Now just layer all of the ingredients onto either store-bought or homemade angel food or pound cake and ta-da! The yummiest twist on strawberry shortcake you’ll ever have.

 










 

31 comments

  1. I’ll have you know my mother called me and said, “So do you guys want to come over for dinner? For dessert I’m making strawberry shortcake that’s on The Daily Bite.” You guys are a hit! I’m proud to call you my friends. lol.

  2. Hahaha, Carly! 🙂 Thanks, Carly’s mom!

    Sara, those look SO good! I’m making ice cream this weekend and I have a cup of whipping cream left over, so take a wild guess what I’m going to do with it! (That would be strawberry shortcakes…get your minds out of the gutter!)

  3. I’m feeling a moment of inspiration here… Kate, you should make coconut ice cream and put it on the strawberry shortcakes…mmmm.

  4. Your presentations are beautiful!! Unfortunately with our busy schedules with base/softball I haven’t had much time to cook, but I love checking your blog out! So imformative.

  5. I found your blog through Rhead & Write (I think). Just wanted to say I enjoy your receipe selection and step by step pictures and guidelines. So thank you!

  6. Just needed to add that I’ve actually been to that place in Cabo.
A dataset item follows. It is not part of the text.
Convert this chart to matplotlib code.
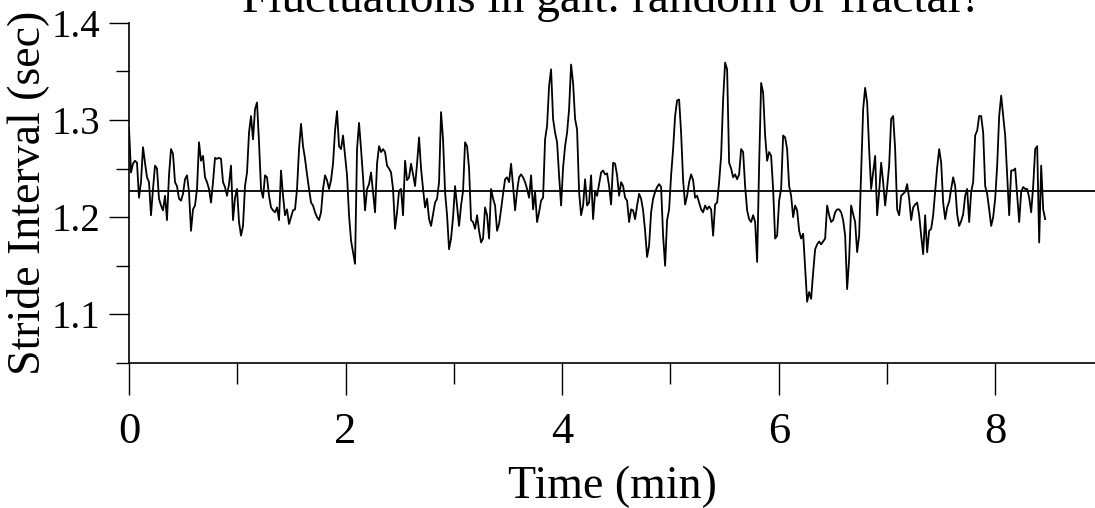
import matplotlib
matplotlib.use('Agg')
import matplotlib.pyplot as plt
import numpy as np

# stride intervals (sec), evenly spaced in time
t_start = 0.0
t_end = 8.46
mean_stride = 1.227

stride = [
    1.292, 1.246, 1.255, 1.258, 1.256, 1.220, 1.236, 1.272, 1.256, 1.241,
    1.236, 1.202, 1.229, 1.253, 1.250, 1.219, 1.212, 1.207, 1.222, 1.197,
    1.243, 1.270, 1.265, 1.236, 1.232, 1.219, 1.217, 1.224, 1.239, 1.243,
    1.226, 1.186, 1.208, 1.212, 1.229, 1.277, 1.258, 1.263, 1.241, 1.236,
    1.229, 1.215, 1.236, 1.261, 1.260, 1.261, 1.260, 1.236, 1.231, 1.222,
    1.234, 1.253, 1.197, 1.220, 1.229, 1.195,
    1.181, 1.191, 1.232, 1.246, 1.287, 1.304, 1.280, 1.311, 1.318, 1.277,
    1.229, 1.220, 1.243, 1.241, 1.222, 1.210, 1.207, 1.205, 1.210, 1.197,
    1.248, 1.222, 1.202, 1.208, 1.193, 1.200, 1.207, 1.208, 1.229, 1.270,
    1.296, 1.273, 1.260, 1.244, 1.229, 1.215, 1.212, 1.205, 1.200, 1.197,
    1.205, 1.229, 1.243, 1.238, 1.229, 1.238, 1.255, 1.289, 1.309, 1.273,
    1.270, 1.284, 1.263, 1.243, 1.202, 1.176, 1.164, 1.152,
    1.270, 1.297, 1.270, 1.241, 1.207, 1.229, 1.234, 1.246, 1.226, 1.205,
    1.255, 1.273, 1.267, 1.270, 1.267, 1.253, 1.250, 1.246, 1.229, 1.188,
    1.205, 1.227, 1.229, 1.202, 1.258, 1.238, 1.241, 1.255, 1.244, 1.232,
    1.255, 1.282, 1.250, 1.229, 1.210, 1.219, 1.198, 1.191, 1.203, 1.215,
    1.219, 1.236, 1.308, 1.280, 1.226, 1.202, 1.167, 1.178, 1.200, 1.232,
    1.212, 1.191, 1.212, 1.227, 1.277, 1.273, 1.250, 1.197,
    1.195, 1.188, 1.202, 1.186, 1.174, 1.178, 1.210, 1.202, 1.178, 1.229,
    1.219, 1.212, 1.186, 1.193, 1.208, 1.224, 1.239, 1.241, 1.236, 1.255,
    1.232, 1.207, 1.227, 1.241, 1.244, 1.241, 1.236, 1.229, 1.220, 1.243,
    1.208, 1.226, 1.195, 1.205, 1.217, 1.220, 1.280, 1.294, 1.335, 1.352,
    1.301, 1.287, 1.277, 1.243, 1.212, 1.251, 1.273, 1.287, 1.311, 1.357,
    1.338, 1.301, 1.290, 1.226, 1.202, 1.212, 1.239,
    1.212, 1.215, 1.243, 1.198, 1.226, 1.222, 1.234, 1.246, 1.248, 1.244,
    1.245, 1.232, 1.213, 1.256, 1.255, 1.243, 1.222, 1.236, 1.232, 1.220,
    1.217, 1.195, 1.208, 1.207, 1.198, 1.212, 1.224, 1.219, 1.207, 1.186,
    1.159, 1.171, 1.205, 1.219, 1.226, 1.231, 1.234, 1.231, 1.181, 1.150,
    1.197, 1.208, 1.243, 1.270, 1.304, 1.320, 1.321, 1.287, 1.238, 1.213,
    1.222, 1.236, 1.244, 1.238, 1.220, 1.222, 1.215, 1.208,
    1.205, 1.212, 1.208, 1.211, 1.208, 1.181, 1.213, 1.215, 1.236, 1.263,
    1.321, 1.359, 1.352, 1.256, 1.250, 1.241, 1.244, 1.239, 1.244, 1.270,
    1.267, 1.232, 1.207, 1.198, 1.195, 1.202, 1.195, 1.154, 1.253, 1.338,
    1.328, 1.284, 1.258, 1.267, 1.263, 1.229, 1.178, 1.181, 1.217, 1.229,
    1.284, 1.282, 1.270, 1.232, 1.222, 1.200, 1.212, 1.207, 1.186, 1.178,
    1.183, 1.147, 1.113, 1.123, 1.116, 1.143, 1.167,
    1.172, 1.175, 1.172, 1.175, 1.178, 1.212, 1.202, 1.195, 1.197, 1.205,
    1.208, 1.208, 1.205, 1.197, 1.181, 1.126, 1.157, 1.212, 1.203, 1.195,
    1.164, 1.181, 1.246, 1.311, 1.333, 1.318, 1.270, 1.229, 1.246, 1.263,
    1.202, 1.226, 1.256, 1.236, 1.212, 1.231, 1.253, 1.301, 1.304, 1.270,
    1.208, 1.202, 1.222, 1.224, 1.226, 1.234, 1.219, 1.197, 1.210, 1.213,
    1.215, 1.202, 1.181, 1.162, 1.202, 1.164, 1.186, 1.188,
    1.202, 1.226, 1.251, 1.270, 1.256, 1.215, 1.198, 1.210, 1.216, 1.229,
    1.241, 1.232, 1.203, 1.191, 1.196, 1.203, 1.222, 1.229, 1.195, 1.226,
    1.236, 1.284, 1.289, 1.304, 1.304, 1.287, 1.232, 1.224, 1.208, 1.191,
    1.200, 1.219, 1.253, 1.304, 1.325, 1.304, 1.284, 1.243, 1.202, 1.248,
    1.248, 1.250, 1.222, 1.195, 1.226, 1.231, 1.229, 1.229, 1.220, 1.205,
    1.232, 1.270, 1.273, 1.174, 1.253, 1.208, 1.198,
]

x_major = [0, 2, 4, 6, 8]
x_minor = [1, 3, 5, 7]
y_major = [1.1, 1.2, 1.3, 1.4]
y_minor = [1.05, 1.15, 1.25, 1.35]

t = np.linspace(t_start, t_end, len(stride))

plt.rcParams['font.family'] = ['Liberation Serif', 'DejaVu Serif']

fig = plt.figure(figsize=(10.95, 5.08), dpi=100)
ax = fig.add_axes([0.1178, 0.2854, 0.8822, 0.6699])

ax.plot(t, stride, color='black', lw=1.3)
ax.axhline(mean_stride, color='black', lw=1.3)

ax.set_xlim(0, 8.92)
ax.set_ylim(1.05, 1.4)
ax.set_xticks(x_major)
ax.set_xticks(x_minor, minor=True)
ax.set_yticks(y_major)
ax.set_yticks(y_minor, minor=True)
ax.set_yticklabels([f'{v:.1f}' for v in y_major])

ax.spines[['top', 'right']].set_visible(False)
for s in ['left', 'bottom']:
    ax.spines[s].set_linewidth(1.2)

ax.tick_params(axis='x', which='major', length=23, width=1, pad=12, labelsize=32)
ax.tick_params(axis='x', which='minor', length=15, width=1)
ax.tick_params(axis='y', which='major', length=14.4, width=1, pad=6, labelsize=28)
ax.tick_params(axis='y', which='minor', length=9.4, width=1)

ax.set_xlabel('Time (min)', fontsize=33, labelpad=10)
ax.set_ylabel('Stride Interval (sec)', fontsize=33, labelpad=2)
# title sits partly above the canvas, as in the original figure
ax.set_title('Fluctuations in gait: random or fractal?', fontsize=34, pad=7.7)

fig.savefig('out.png', dpi=100)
Funny, I remember a lot more people there that weren’t as “pretty”. Thank you for this site! I’m a huge baker, but need some help making things that don’t include butter, chocolate chips, brown sugar, etc. Love you Sara!

  7. i had 5 boys in my living room that needed re-directing to the great outdoors, but i was going to "quickly" print out a couple of your recipes before i shooed them out.
    well, one recipe led to another, then another! i kept following your links to more goodies, and i still have all those boys inside after WAY TOO LONG! now i've just saved them to print out later (so i don't lose my mind with all the rambunctiousness – is that a word?)
    btw, i have NEVER in my internet life bookmarked so many pages on one website! Thank you AGAIN!
    lisa in texas

    p.s. for my first time ever, also, i am sending info about your yummy site to all my friends!

  8. If you are making the RSS readers come to the site because of ad revenue, I'd much rather see an add in the RSS feed than have to come to the site. I use reader to save the recipes I like. Although that may not be possible in Blogger.

    If it is for another reason, I'd be open to hearing it.

  9. Hi Matt,

    I understand what you're saying, but it's not at all for ad revenue. It's just because this is a post that has already been posted to the blog (2 years ago) and was edited and re-posted yesterday. When we re-post something it doesn't show up on the feed, so we're just letting our subscribers know that there's something here! That's all. We only do re-features every once and a while so we like to give our subscribers a heads-up when it happens since they won't see anything in their feeds. That's all 🙂

  10. Wow such a creative twist on an old favorite. I love lime and coconut together and I'm sure they go perfectly with the strawberry coconut. Can't wait to try this one out!

  11. Funny enough, Strawberry Shortcake was on the menu last night and I made a couple last minute changes to morph it into this A-MAZ-ING dessert. I will never make plain ol' Strawberry Shortcake again. It's back on the menu this weekend and I'm looking for other excuses to make it again!!

  12. Hi Sara,

    Thanks for the response. Great reason too. I haven't been following for two years, and I'm glad I got to see yesterday's recipe.

    I appreciate being exposed to content I wouldn't otherwise have seen and you taking the time to respond.

    Thanks.

  13. My sister made this on Sunday and brought it over still warm from the oven. I don’t know if it was because it was Fast Sunday and this is what we broke the fast with, but it was a-maz-ing! She started with the Sour Cream Pound Cake recipe in your book and oh-oh-oh-oh-oh-was it ever good! She’s probably made almost 1/2 of your recipes from the cookbook at this point, and none have disappointed! Lucky for me she only lives one street away so I get to taste everything she’s made 🙂

  14. This is so good that I enjoyed it three times this week 🙂 Speaking from someone that usually require chocolatey desserts, that is saying a lot! Thanks for the awesome recipe.

  15. You gals are freaks of nature. Really. How do you come up with your ideas? I think there must be some different wiring going on in your brains. This is now my favorite cake!!!! Also the left over whip cream and coconut is amazing on fresh peaches. I think I need to implement a lot harder exercise routine, we can’t keep from cooking.